**EXERCISE DETAILS**: Where the word "this" occurs in a line, return that line.

**EXERCISE MATERIALS**:
* * *
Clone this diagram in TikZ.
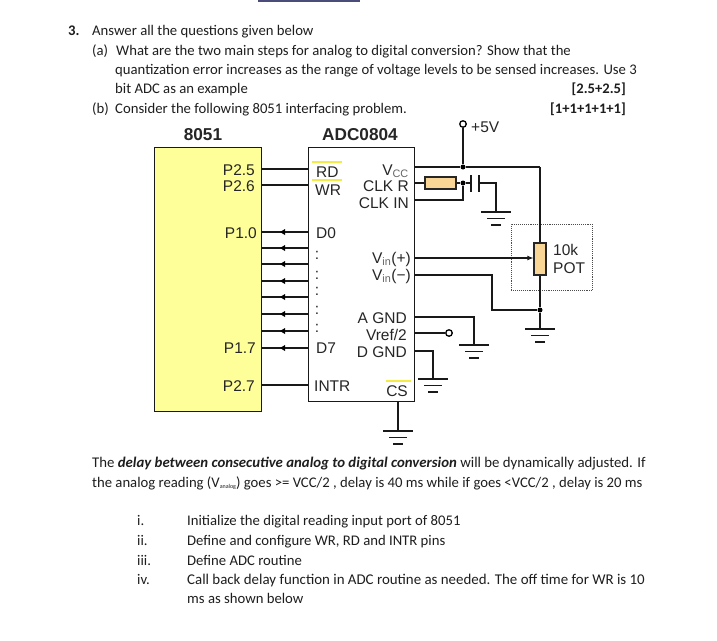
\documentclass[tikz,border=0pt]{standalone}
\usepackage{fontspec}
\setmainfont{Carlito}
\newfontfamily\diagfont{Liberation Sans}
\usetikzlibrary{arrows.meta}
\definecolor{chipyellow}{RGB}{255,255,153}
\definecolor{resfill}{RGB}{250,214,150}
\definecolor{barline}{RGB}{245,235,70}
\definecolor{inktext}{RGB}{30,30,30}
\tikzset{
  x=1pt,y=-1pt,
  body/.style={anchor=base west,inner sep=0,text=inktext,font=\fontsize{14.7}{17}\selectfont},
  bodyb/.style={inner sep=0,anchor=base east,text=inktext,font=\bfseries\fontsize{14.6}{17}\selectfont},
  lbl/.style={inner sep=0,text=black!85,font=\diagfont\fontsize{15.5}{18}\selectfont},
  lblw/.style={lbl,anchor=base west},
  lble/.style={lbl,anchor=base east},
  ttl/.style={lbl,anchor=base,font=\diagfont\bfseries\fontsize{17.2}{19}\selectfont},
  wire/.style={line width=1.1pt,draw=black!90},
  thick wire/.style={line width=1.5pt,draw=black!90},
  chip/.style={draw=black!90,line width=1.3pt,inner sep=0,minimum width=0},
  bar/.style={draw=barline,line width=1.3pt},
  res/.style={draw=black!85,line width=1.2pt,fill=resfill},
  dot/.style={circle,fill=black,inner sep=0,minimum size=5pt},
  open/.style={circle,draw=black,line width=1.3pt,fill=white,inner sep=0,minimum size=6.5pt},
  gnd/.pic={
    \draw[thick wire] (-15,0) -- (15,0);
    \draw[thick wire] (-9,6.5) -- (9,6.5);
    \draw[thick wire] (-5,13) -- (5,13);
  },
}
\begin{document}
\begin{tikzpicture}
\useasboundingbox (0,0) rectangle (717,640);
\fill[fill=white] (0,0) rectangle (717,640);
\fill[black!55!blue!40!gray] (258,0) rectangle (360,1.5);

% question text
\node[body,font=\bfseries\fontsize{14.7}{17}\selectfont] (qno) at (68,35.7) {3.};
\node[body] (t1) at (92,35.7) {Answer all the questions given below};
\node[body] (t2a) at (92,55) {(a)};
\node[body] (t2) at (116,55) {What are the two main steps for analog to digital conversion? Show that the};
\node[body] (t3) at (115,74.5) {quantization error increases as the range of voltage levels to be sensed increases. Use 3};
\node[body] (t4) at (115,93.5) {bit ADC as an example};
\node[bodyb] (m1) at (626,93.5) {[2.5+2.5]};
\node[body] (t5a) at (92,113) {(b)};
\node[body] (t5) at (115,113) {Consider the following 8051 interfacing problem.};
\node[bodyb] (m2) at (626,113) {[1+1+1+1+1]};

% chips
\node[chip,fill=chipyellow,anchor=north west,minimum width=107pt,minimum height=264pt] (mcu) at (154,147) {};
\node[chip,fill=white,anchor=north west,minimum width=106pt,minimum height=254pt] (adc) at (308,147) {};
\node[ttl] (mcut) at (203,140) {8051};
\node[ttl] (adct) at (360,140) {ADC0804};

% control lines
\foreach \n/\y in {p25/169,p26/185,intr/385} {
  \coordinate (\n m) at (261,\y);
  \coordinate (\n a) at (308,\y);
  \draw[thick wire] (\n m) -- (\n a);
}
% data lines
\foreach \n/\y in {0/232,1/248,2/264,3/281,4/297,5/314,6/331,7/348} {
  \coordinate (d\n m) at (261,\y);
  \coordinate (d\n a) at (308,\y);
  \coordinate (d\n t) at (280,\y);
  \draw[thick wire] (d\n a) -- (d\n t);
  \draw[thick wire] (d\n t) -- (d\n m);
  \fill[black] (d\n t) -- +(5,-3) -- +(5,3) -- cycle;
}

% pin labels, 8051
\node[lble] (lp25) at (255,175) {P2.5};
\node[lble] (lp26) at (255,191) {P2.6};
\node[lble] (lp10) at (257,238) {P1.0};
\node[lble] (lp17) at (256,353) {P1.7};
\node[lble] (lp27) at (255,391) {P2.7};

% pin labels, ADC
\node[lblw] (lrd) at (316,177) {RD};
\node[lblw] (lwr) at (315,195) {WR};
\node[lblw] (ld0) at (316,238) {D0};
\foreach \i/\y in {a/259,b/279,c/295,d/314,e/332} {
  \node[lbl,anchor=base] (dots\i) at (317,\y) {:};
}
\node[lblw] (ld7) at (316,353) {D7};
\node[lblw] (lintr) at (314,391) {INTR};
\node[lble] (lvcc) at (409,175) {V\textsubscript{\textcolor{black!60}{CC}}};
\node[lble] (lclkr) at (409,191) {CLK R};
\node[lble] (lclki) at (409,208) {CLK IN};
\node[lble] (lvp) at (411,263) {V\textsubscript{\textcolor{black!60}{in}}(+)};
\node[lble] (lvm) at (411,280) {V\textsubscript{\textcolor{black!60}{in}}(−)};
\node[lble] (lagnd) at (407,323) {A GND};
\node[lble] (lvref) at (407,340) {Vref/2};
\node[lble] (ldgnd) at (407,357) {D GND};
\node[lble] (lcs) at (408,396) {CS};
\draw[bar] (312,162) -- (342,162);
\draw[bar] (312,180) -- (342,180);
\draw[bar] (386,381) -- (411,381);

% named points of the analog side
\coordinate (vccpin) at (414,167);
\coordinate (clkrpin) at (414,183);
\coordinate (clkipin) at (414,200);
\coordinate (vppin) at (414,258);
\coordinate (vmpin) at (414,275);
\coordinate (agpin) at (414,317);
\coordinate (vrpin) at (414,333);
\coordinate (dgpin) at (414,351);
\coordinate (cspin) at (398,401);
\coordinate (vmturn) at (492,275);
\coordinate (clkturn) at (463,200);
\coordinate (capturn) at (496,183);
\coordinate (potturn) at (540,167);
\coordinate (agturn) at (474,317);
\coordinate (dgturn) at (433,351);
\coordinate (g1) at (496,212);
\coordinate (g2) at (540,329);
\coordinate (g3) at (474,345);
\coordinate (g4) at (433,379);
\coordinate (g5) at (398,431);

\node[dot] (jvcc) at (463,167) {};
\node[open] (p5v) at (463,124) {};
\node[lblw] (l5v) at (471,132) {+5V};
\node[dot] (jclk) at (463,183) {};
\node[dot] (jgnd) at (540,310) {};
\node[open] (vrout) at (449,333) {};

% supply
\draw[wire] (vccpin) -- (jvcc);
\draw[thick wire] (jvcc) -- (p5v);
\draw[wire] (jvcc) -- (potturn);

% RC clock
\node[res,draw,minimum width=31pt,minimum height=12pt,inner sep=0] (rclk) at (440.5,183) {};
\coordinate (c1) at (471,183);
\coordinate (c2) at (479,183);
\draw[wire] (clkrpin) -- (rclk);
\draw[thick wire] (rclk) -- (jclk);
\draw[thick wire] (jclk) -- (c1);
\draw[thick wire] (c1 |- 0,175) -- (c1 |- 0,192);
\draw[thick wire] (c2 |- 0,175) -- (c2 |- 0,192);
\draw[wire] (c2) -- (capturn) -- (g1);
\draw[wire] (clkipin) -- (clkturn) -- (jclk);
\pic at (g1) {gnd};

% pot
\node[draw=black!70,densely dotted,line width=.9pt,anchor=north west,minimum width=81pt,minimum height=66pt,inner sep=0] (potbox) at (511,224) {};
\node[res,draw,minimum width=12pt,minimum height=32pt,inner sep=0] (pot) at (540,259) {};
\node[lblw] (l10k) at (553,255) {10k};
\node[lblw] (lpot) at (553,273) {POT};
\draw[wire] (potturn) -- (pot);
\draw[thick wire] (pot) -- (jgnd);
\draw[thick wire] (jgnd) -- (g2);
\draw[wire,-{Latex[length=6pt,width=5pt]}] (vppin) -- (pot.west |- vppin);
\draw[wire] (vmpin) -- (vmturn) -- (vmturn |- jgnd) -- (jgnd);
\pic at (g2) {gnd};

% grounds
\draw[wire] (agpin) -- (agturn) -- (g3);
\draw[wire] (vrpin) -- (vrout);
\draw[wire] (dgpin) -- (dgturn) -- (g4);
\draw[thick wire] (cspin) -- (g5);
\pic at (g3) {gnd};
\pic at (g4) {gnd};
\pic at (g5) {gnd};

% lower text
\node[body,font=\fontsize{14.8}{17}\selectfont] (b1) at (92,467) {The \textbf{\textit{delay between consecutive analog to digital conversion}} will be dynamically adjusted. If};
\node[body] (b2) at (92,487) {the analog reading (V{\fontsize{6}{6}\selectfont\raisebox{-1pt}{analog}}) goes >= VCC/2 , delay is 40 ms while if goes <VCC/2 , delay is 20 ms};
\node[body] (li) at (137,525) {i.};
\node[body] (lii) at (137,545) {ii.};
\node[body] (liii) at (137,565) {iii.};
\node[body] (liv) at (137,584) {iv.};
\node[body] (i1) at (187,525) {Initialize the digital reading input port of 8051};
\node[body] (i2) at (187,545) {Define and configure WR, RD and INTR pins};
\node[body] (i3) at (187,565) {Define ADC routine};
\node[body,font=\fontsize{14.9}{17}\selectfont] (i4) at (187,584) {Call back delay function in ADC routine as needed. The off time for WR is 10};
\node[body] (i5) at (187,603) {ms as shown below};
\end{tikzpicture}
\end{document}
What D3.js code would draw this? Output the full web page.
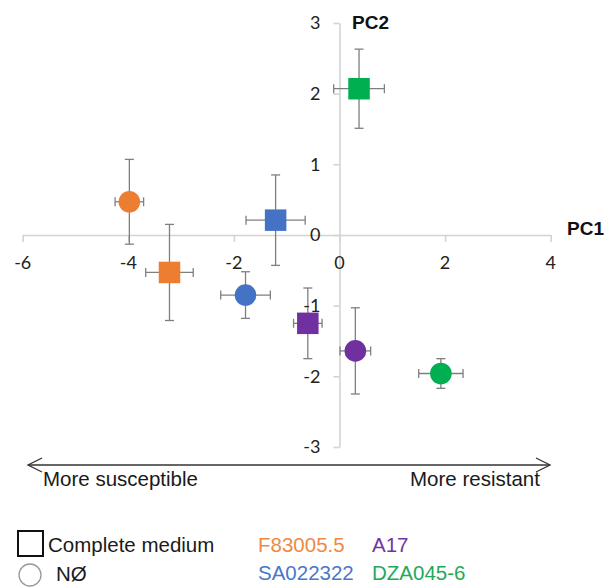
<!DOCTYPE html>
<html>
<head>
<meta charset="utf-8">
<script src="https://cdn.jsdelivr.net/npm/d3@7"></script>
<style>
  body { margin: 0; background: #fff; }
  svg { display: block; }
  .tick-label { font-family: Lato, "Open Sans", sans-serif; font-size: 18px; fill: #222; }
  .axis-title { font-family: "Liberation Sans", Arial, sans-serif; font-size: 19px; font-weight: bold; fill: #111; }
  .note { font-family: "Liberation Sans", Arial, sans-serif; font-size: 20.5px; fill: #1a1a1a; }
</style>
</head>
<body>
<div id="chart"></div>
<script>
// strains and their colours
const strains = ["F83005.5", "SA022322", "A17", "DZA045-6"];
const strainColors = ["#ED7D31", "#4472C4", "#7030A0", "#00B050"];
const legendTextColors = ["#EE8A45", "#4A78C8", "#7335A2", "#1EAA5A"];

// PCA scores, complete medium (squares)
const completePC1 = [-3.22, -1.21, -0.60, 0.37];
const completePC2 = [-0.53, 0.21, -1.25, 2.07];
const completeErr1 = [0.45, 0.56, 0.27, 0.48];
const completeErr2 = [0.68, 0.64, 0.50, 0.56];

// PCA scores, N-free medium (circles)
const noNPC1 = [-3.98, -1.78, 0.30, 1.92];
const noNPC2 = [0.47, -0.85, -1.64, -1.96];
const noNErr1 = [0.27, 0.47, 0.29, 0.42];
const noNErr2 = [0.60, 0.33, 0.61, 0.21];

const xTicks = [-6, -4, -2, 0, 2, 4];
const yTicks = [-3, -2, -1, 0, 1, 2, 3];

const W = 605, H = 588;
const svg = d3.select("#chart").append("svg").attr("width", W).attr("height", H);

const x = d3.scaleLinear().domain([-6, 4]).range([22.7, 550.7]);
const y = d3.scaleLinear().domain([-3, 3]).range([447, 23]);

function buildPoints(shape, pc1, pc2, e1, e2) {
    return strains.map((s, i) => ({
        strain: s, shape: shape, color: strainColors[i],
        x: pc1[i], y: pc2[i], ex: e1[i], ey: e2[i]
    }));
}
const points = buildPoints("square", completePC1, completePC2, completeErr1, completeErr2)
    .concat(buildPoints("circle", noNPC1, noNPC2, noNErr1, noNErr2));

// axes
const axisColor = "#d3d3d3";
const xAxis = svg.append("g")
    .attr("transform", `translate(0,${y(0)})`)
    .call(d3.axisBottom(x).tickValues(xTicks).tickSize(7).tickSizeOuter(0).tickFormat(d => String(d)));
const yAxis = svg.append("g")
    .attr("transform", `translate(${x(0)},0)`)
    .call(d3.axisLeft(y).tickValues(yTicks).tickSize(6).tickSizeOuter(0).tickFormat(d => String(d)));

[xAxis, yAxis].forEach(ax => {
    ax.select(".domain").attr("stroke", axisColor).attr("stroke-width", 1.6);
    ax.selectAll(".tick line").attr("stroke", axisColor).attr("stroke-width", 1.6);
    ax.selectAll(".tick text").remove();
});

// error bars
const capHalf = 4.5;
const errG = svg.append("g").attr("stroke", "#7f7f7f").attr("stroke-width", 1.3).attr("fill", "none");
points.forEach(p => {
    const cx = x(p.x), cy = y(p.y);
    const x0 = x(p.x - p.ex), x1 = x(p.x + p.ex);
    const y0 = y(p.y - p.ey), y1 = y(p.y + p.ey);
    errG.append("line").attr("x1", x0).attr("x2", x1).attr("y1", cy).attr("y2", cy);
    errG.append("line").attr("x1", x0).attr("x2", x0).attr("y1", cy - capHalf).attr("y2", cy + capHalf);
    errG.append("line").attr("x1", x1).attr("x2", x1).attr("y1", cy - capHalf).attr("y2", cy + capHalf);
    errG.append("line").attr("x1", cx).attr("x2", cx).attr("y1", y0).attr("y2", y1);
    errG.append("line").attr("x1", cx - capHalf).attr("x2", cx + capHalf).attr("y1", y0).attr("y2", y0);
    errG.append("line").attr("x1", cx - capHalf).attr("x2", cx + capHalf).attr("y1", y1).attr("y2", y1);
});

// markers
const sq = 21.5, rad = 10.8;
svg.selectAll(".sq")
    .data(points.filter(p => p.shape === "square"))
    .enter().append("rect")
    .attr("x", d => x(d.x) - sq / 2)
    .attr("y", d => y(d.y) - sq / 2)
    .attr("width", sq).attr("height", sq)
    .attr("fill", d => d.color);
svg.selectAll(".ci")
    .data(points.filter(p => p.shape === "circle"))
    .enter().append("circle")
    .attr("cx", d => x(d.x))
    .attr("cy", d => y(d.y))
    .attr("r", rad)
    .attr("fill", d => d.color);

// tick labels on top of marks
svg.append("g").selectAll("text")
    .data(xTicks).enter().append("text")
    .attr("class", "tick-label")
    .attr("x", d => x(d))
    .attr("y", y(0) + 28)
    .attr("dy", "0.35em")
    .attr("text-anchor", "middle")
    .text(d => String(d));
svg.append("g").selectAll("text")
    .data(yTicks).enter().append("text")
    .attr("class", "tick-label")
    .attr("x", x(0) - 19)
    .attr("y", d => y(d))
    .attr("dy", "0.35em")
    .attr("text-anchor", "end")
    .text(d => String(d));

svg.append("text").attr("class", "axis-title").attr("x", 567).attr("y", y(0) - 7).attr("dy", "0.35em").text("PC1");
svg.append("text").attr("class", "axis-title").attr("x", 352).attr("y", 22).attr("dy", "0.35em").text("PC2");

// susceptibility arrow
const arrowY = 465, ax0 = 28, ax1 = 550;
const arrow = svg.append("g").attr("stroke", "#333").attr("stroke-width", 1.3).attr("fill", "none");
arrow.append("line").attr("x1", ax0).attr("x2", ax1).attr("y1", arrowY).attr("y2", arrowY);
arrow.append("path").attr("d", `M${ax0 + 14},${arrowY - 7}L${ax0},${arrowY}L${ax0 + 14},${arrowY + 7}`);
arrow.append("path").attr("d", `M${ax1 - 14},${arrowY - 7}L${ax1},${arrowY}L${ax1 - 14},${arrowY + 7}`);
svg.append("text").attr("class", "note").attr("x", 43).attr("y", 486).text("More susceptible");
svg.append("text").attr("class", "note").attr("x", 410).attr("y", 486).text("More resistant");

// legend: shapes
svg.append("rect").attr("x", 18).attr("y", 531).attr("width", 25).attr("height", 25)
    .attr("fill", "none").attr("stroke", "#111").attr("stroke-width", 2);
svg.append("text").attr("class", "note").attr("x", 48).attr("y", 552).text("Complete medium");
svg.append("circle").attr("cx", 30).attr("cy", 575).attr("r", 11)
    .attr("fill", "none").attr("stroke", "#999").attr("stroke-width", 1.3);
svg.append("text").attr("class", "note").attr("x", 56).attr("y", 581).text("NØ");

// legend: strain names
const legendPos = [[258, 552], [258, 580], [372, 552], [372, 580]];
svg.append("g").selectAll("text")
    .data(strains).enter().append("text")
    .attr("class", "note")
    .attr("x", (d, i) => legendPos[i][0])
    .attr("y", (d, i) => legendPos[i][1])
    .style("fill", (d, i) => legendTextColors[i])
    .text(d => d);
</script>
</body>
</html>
* * *
**RESULT**:
Clone this diagram in TikZ.
What D3.js code would draw this? Output the full web page.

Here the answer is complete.